SUPPLIED MATERIAL -
***

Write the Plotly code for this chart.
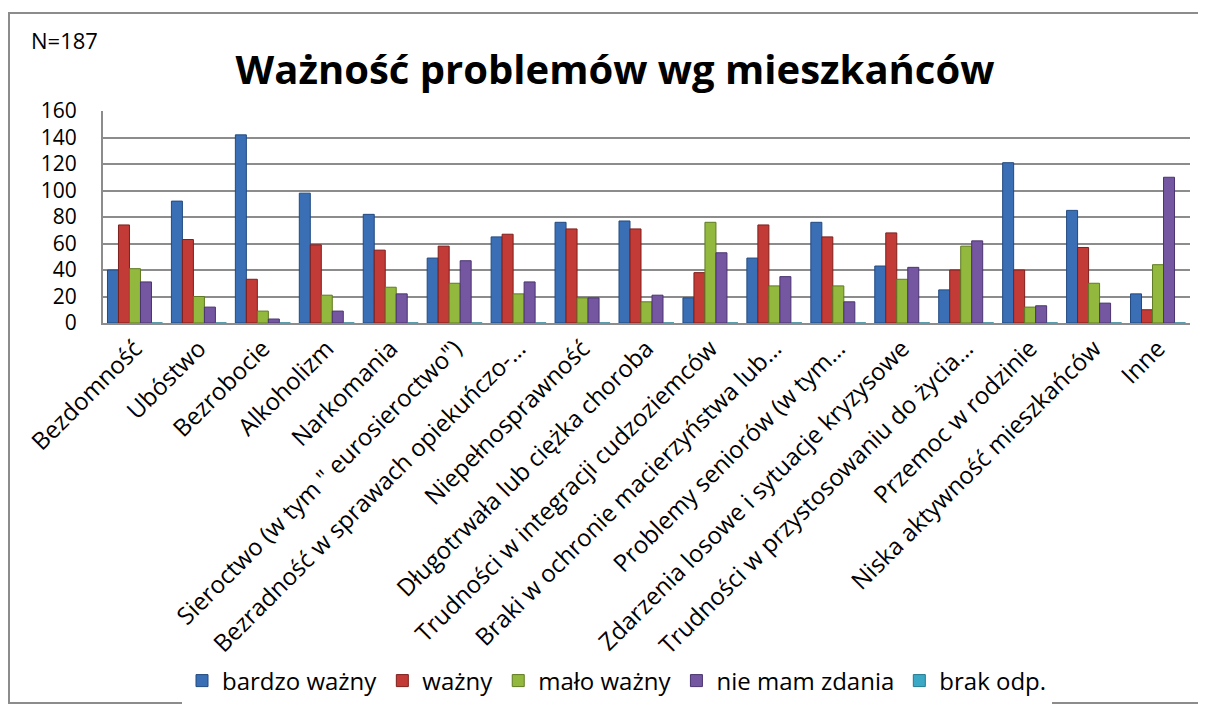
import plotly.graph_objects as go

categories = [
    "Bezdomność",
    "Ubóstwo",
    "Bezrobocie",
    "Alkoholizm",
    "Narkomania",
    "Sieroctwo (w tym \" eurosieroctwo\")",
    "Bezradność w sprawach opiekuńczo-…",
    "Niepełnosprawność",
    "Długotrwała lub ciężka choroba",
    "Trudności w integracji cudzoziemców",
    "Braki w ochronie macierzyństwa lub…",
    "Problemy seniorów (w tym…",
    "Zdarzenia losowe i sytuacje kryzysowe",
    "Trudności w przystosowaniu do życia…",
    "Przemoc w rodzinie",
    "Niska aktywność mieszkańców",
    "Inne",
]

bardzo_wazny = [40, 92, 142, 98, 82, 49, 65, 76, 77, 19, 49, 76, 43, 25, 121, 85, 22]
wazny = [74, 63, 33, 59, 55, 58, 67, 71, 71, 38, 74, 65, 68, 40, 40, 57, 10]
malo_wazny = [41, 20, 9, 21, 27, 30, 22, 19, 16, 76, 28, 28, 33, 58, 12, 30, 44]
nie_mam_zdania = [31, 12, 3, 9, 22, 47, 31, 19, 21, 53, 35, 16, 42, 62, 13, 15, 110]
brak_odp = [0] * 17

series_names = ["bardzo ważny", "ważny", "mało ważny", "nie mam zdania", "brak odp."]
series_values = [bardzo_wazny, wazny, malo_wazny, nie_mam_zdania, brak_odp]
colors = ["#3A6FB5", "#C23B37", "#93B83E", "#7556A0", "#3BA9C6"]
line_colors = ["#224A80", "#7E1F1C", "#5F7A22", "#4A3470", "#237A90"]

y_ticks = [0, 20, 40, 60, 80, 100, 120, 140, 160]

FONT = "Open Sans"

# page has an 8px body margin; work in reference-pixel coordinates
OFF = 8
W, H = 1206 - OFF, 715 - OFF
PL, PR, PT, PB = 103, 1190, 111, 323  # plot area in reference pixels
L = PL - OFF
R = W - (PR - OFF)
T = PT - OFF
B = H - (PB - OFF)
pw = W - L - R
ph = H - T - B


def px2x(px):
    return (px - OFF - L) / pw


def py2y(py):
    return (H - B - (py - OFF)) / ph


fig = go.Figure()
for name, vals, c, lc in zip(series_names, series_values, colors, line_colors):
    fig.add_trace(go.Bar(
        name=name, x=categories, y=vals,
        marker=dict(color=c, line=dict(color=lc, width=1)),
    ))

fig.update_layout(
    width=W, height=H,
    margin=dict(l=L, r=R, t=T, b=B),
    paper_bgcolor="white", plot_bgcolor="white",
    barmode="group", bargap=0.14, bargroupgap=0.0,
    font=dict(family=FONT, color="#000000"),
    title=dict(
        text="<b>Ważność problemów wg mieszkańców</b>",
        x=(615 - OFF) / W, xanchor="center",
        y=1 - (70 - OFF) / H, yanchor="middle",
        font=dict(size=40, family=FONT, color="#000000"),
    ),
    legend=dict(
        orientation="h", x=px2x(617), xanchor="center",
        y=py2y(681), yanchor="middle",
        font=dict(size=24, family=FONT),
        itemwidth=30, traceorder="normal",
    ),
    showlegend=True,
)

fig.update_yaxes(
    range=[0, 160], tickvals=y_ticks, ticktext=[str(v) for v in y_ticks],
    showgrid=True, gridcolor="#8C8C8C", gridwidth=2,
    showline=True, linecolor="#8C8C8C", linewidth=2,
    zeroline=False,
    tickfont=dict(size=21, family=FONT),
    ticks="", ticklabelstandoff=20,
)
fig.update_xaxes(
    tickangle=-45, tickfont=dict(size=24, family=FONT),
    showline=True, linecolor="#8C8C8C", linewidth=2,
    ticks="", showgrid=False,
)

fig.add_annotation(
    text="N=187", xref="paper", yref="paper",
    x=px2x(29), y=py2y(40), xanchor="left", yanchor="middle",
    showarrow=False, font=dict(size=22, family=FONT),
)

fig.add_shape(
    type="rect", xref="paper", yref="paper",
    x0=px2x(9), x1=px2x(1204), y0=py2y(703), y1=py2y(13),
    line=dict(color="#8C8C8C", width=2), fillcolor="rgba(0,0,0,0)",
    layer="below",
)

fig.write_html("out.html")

***

EXERCISE INSTRUCTIONS -
Omit the pictures, then repeat exactly each line from the beginning of the listing through the line with "import plotly.graph_objects as go".

TASK SOLUTION -
Write the Plotly code for this chart.
import plotly.graph_objects as go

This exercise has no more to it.